* WHAT IS BEING ASKED: Repeat, exactly and only, the lines from the beginning of the data through the line with "const xenonM = [10, 321, 10];". Pictures are left out.

* GIVEN RECORDS:
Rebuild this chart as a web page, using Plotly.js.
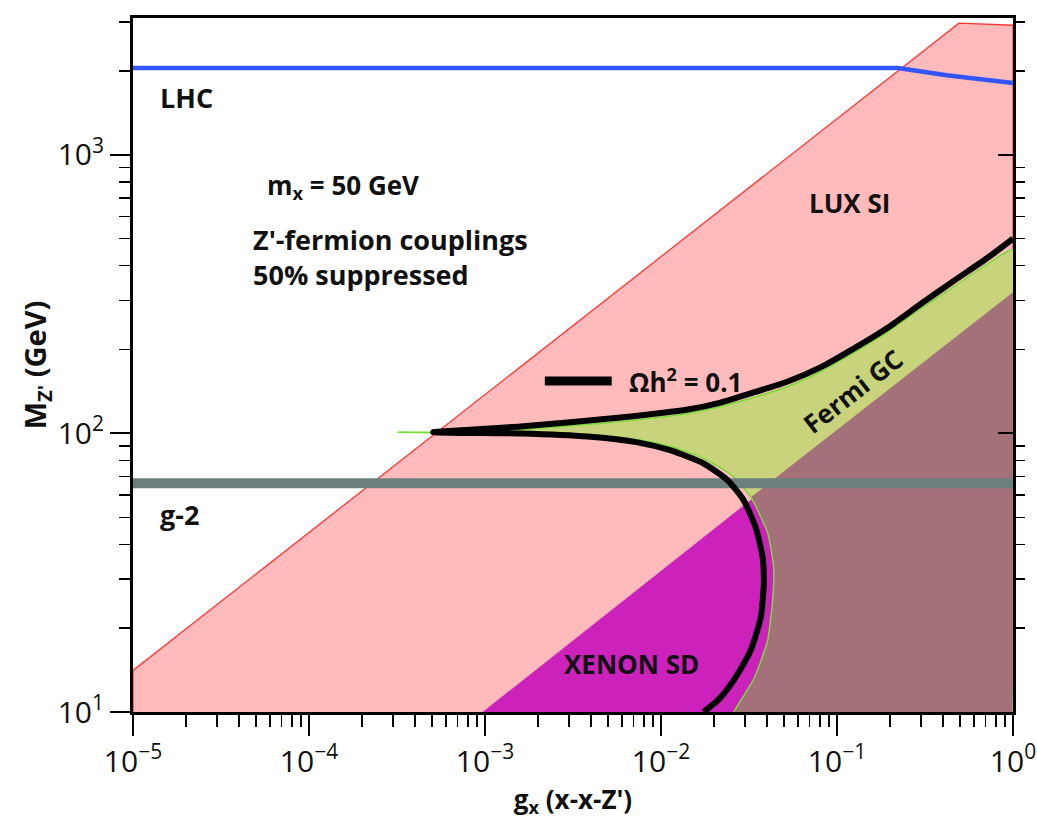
<!DOCTYPE html>
<html>
<head>
<meta charset="utf-8">
<script src="https://cdn.plot.ly/plotly-3.0.1.min.js"></script>
<style>
  html, body { margin: 0; padding: 0; background: #ffffff; }
  #chart { width: 1037px; height: 826px; }
</style>
</head>
<body>
<div id="chart"></div>
<script>
// Z' portal parameter space: coupling g_x vs. mediator mass M_Z'

// LUX SI excluded region (boundary polygon)
const luxG = [1e-5, 1e-5, 0.493, 1.0, 1.0];
const luxM = [10, 14.1, 2970, 2920, 10];

// XENON SD excluded region
const xenonG = [9.7e-4, 1.0, 1.0];
const xenonM = [10, 321, 10];

// Fermi GC preferred region: upper edge (tip -> right) and lower edge (tip -> bottom)
const fermiUpG = [3.21e-4, 5.08e-4, 0.00159, 0.00589, 0.0142, 0.0218, 0.0336, 0.0525, 0.081, 0.125, 0.195, 0.300, 0.461, 0.721, 1.0];
const fermiUpM = [101, 101, 103.3, 110.4, 118.0, 125.0, 134.6, 147.4, 166.9, 195.1, 232.1, 280.5, 336.4, 406.8, 456];
const fermiLoG = [5.08e-4, 0.00159, 0.00382, 0.00736, 0.01135, 0.01746, 0.0249, 0.0324, 0.0404, 0.0437, 0.0431, 0.0404, 0.0340, 0.0284, 0.0259];
const fermiLoM = [100.6, 101.6, 99.0, 95.1, 89.8, 81.3, 71.3, 59.0, 43.9, 33.1, 25.2, 18.1, 13.3, 11.0, 10];

// Relic density contour Omega h^2 = 0.1 (upper branch right -> tip, then lower branch)
const relicG = [1.0, 0.721, 0.461, 0.300, 0.195, 0.125, 0.081, 0.0525, 0.0336, 0.0218, 0.0142, 0.00589, 0.00159, 5.08e-4,
                0.00159, 0.00382, 0.00736, 0.01135, 0.01746, 0.0239, 0.0295, 0.0345, 0.0378, 0.0384, 0.0369, 0.0324, 0.0259, 0.0210, 0.01746];
const relicM = [500, 428, 353, 292, 240, 202, 173, 153.6, 140.3, 129.1, 121.9, 114.1, 105.9, 101,
                100, 97.5, 92.9, 86.9, 78.0, 67.9, 57.5, 46.0, 35.9, 29.0, 21.9, 16.7, 13.0, 11.0, 10];

// LHC dijet bound
const lhcG = [1e-5, 0.222, 0.42, 1.0];
const lhcM = [2050, 2050, 1930, 1810];

// muon g-2 bound
const g2G = [1e-5, 1.0];
const g2M = [66.2, 66.2];

// Axis ticks
const xTickVals = [1e-5, 1e-4, 1e-3, 1e-2, 1e-1, 1];
const xTickText = ['10<sup>\u22125</sup>', '10<sup>\u22124</sup>', '10<sup>\u22123</sup>', '10<sup>\u22122</sup>', '10<sup>\u22121</sup>', '10<sup>0</sup>'];
const yTickVals = [10, 100, 1000];
const yTickText = ['10<sup>1</sup>', '10<sup>2</sup>', '10<sup>3</sup>'];

function minorTicks(lo, hi) {
  const out = [];
  for (let d = lo; d < hi; d++) {
    for (let k = 2; k <= 9; k++) out.push(k * Math.pow(10, d));
  }
  return out;
}
const xMinor = minorTicks(-5, 0);
const yMinor = minorTicks(1, 4);

// Region where the Fermi GC band overlaps XENON SD exclusion
const overlapStart = fermiLoG.indexOf(0.0324);
const overlapG = fermiLoG.slice(overlapStart).concat([1.0, 1.0]);
const overlapM = fermiLoM.slice(overlapStart).concat([10, xenonM[1]]);

// Closed Fermi GC polygon
const fermiG = [1.0].concat(fermiUpG.slice().reverse(), fermiLoG);
const fermiM = [10].concat(fermiUpM.slice().reverse(), fermiLoM);

const FONT = 'Open Sans, Liberation Sans, sans-serif';

const traces = [
  { x: luxG, y: luxM, type: 'scatter', mode: 'lines', fill: 'toself',
    fillcolor: '#FFBBBB', line: { color: '#FF3535', width: 1.3 }, hoverinfo: 'skip' },
  { x: xenonG, y: xenonM, type: 'scatter', mode: 'lines', fill: 'toself',
    fillcolor: '#CC22BB', line: { width: 0 }, hoverinfo: 'skip' },
  { x: fermiG, y: fermiM, type: 'scatter', mode: 'lines', fill: 'toself',
    fillcolor: '#C8D37C', line: { width: 0, shape: 'spline', smoothing: 0.5 }, hoverinfo: 'skip' },
  { x: overlapG, y: overlapM, type: 'scatter', mode: 'lines', fill: 'toself',
    fillcolor: '#A4707A', line: { width: 0, shape: 'spline', smoothing: 0.5 }, hoverinfo: 'skip' },
  { x: fermiG, y: fermiM, type: 'scatter', mode: 'lines',
    line: { color: '#77DD33', width: 1.5, shape: 'spline', smoothing: 0.5 }, hoverinfo: 'skip' },
  { x: g2G, y: g2M, type: 'scatter', mode: 'lines',
    line: { color: '#6B807D', width: 10 }, hoverinfo: 'skip' },
  { x: lhcG, y: lhcM, type: 'scatter', mode: 'lines',
    line: { color: '#3355FF', width: 4.5 }, hoverinfo: 'skip' },
  { x: relicG, y: relicM, type: 'scatter', mode: 'lines', yaxis: 'y2',
    line: { color: '#000000', width: 6, shape: 'spline', smoothing: 0.6 }, hoverinfo: 'skip' }
];

const yRange = [1, Math.log10(3100)];

function label(text, x, y, size, extra) {
  return Object.assign({ text: text, xref: 'paper', yref: 'paper', x: x, y: y,
    xanchor: 'left', yanchor: 'middle', align: 'left', showarrow: false,
    font: { family: FONT, size: size, color: '#111111', weight: 'bold' } }, extra || {});
}

const layout = {
  width: 1037, height: 826,
  margin: { l: 133, r: 24, t: 18, b: 114 },
  paper_bgcolor: '#ffffff', plot_bgcolor: '#ffffff',
  showlegend: false,
  xaxis: {
    type: 'log', range: [-5, 0],
    tickmode: 'array', tickvals: xTickVals, ticktext: xTickText,
    ticks: 'outside', ticklen: 21, tickwidth: 2, tickcolor: '#000',
    minor: { ticks: 'outside', ticklen: 12, tickwidth: 1.5, tickcolor: '#000', tickmode: 'array', tickvals: xMinor, showgrid: false },
    showline: true, linewidth: 3, linecolor: '#000', mirror: true,
    showgrid: false, zeroline: false,
    tickfont: { family: FONT, size: 30, color: '#111' },
    title: { text: 'g<sub>x</sub> (x-x-Z\')', font: { family: FONT, size: 26, color: '#111', weight: 'bold' }, standoff: 6 }
  },
  yaxis: {
    type: 'log', range: yRange,
    tickmode: 'array', tickvals: yTickVals, ticktext: yTickText,
    ticks: 'outside', ticklen: 20, tickwidth: 2, tickcolor: '#000',
    minor: { ticks: 'outside', ticklen: 11, tickwidth: 1.5, tickcolor: '#000', tickmode: 'array', tickvals: yMinor, showgrid: false },
    showline: true, linewidth: 3, linecolor: '#000', mirror: true,
    showgrid: false, zeroline: false,
    tickfont: { family: FONT, size: 30, color: '#111' },
    title: { text: 'M<sub>Z\'</sub> (GeV)', font: { family: FONT, size: 29, color: '#111', weight: 'bold' }, standoff: 2 }
  },
  yaxis2: {
    type: 'log', range: yRange, overlaying: 'y', side: 'right', anchor: 'x',
    tickmode: 'array', tickvals: yTickVals, showticklabels: false,
    ticks: 'inside', ticklen: 15, tickwidth: 2, tickcolor: '#000',
    minor: { ticks: 'outside', ticklen: 11, tickwidth: 1.5, tickcolor: '#000', tickmode: 'array', tickvals: yMinor, showgrid: false },
    showline: false, showgrid: false, zeroline: false
  },
  shapes: [
    { type: 'line', xref: 'paper', yref: 'paper', x0: 0.468, x1: 0.544, y0: 0.477, y1: 0.477,
      line: { color: '#000', width: 9 } }
  ],
  annotations: [
    label('LHC', 0.028, 0.886, 27),
    label('m<sub>x</sub> = 50 GeV', 0.150, 0.758, 26),
    label('Z\'-fermion couplings<br>50% suppressed', 0.134, 0.6556, 27),
    label('LUX SI', 0.766, 0.733, 26),
    label('g-2', 0.028, 0.284, 27),
    label('XENON SD', 0.487, 0.069, 26),
    label('Ωh<sup>2</sup> = 0.1', 0.561, 0.477, 26),
    label('Fermi GC', 0.818, 0.463, 26, { xanchor: 'center', textangle: -38 })
  ]
};

Plotly.newPlot('chart', traces, layout, { staticPlot: true, displayModeBar: false });
</script>
</body>
</html>
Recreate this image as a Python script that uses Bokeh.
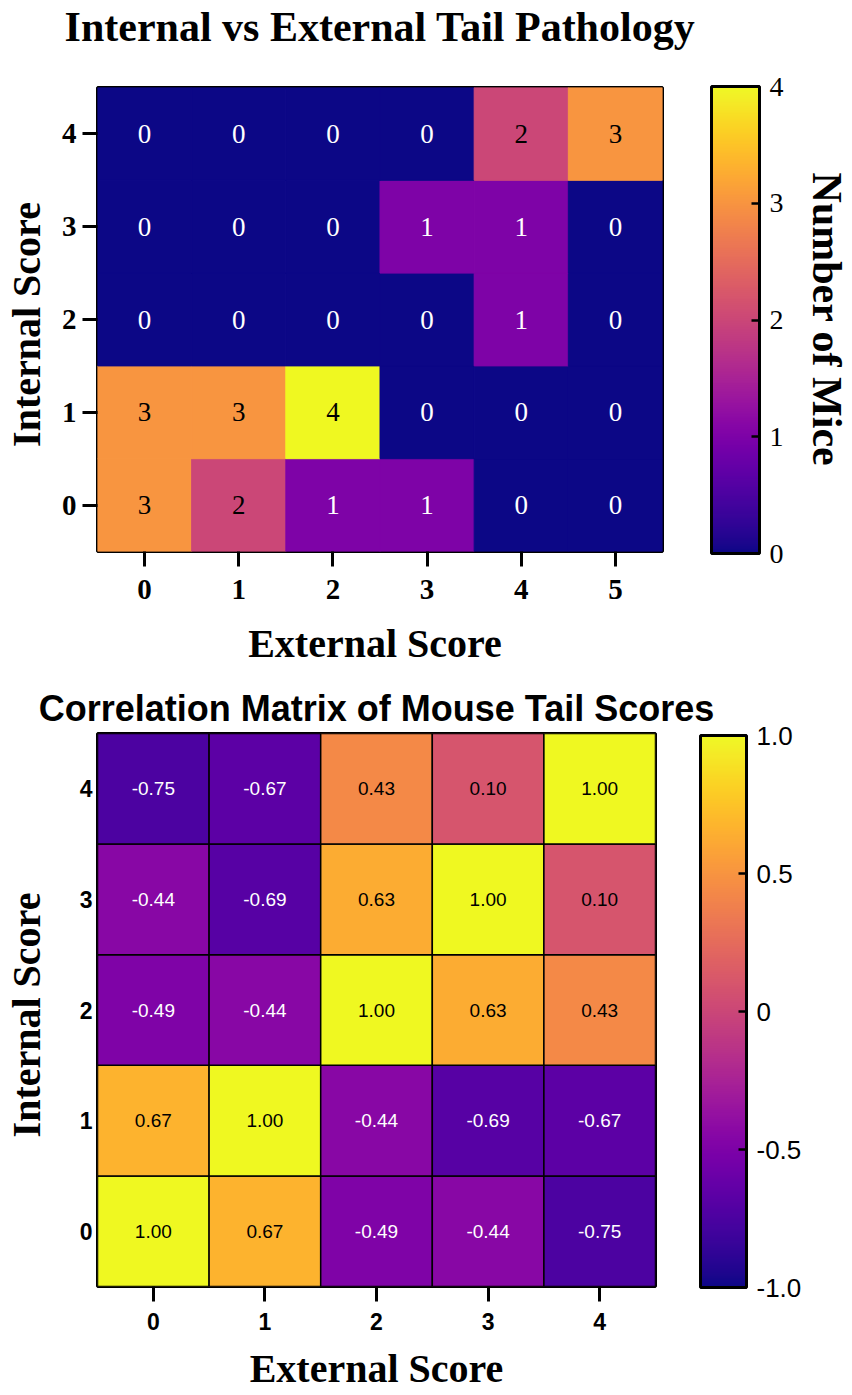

* ANSWER TO THIS PROBLEM:
Rebuild this chart as a web page, using Plotly.js.
<!DOCTYPE html>
<html>
<head>
<meta charset="utf-8">
<script src="https://cdn.plot.ly/plotly-3.0.1.min.js"></script>
<style>
  html, body { margin: 0; padding: 0; background: #ffffff; }
  #chart { width: 1037px; height: 826px; }
</style>
</head>
<body>
<div id="chart"></div>
<script>
// Z' portal parameter space: coupling g_x vs. mediator mass M_Z'

// LUX SI excluded region (boundary polygon)
const luxG = [1e-5, 1e-5, 0.493, 1.0, 1.0];
const luxM = [10, 14.1, 2970, 2920, 10];

// XENON SD excluded region
const xenonG = [9.7e-4, 1.0, 1.0];
const xenonM = [10, 321, 10];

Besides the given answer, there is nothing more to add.